## [SHORT TASK]
Where a line contains the string "matplotlib", copy that line.

## [DATASET EXTRACT]
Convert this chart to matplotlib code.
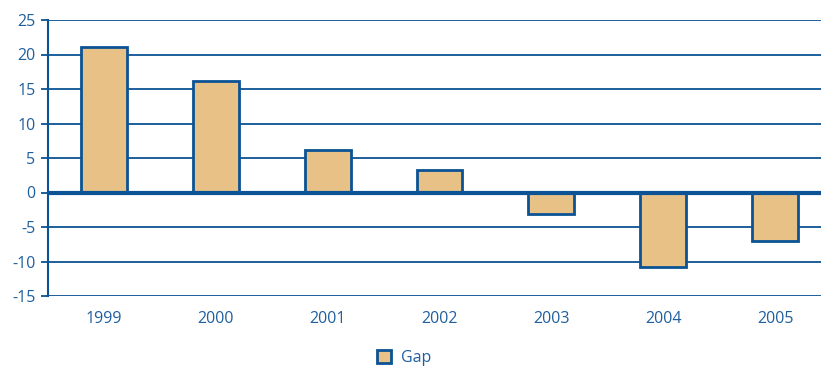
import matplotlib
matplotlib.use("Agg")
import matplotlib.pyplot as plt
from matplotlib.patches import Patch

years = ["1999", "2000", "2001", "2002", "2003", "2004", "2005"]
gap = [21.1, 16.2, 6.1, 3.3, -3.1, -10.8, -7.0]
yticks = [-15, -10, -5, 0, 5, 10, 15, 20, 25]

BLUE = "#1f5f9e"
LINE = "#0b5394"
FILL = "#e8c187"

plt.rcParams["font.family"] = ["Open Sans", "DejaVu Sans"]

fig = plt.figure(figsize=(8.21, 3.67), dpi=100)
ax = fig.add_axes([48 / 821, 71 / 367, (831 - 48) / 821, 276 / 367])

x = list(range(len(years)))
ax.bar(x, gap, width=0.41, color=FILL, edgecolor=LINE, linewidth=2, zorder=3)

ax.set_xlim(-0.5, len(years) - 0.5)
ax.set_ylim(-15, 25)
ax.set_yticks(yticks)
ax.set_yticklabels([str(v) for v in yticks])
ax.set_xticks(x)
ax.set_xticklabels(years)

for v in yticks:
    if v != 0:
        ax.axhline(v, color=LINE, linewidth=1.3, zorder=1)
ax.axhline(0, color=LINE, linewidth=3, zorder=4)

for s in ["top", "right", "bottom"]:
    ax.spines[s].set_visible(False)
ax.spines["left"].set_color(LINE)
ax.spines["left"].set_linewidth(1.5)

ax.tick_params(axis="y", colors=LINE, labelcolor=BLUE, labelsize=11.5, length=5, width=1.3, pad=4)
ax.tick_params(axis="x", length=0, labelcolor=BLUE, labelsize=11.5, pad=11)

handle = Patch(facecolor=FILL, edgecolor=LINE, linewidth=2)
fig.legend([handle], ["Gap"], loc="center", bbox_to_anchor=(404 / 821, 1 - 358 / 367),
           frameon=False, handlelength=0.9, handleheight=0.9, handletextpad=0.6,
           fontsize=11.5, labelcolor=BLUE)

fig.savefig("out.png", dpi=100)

## [RESULT OF THE TASK]
Convert this chart to matplotlib code.
import matplotlib
matplotlib.use("Agg")
import matplotlib.pyplot as plt
from matplotlib.patches import Patch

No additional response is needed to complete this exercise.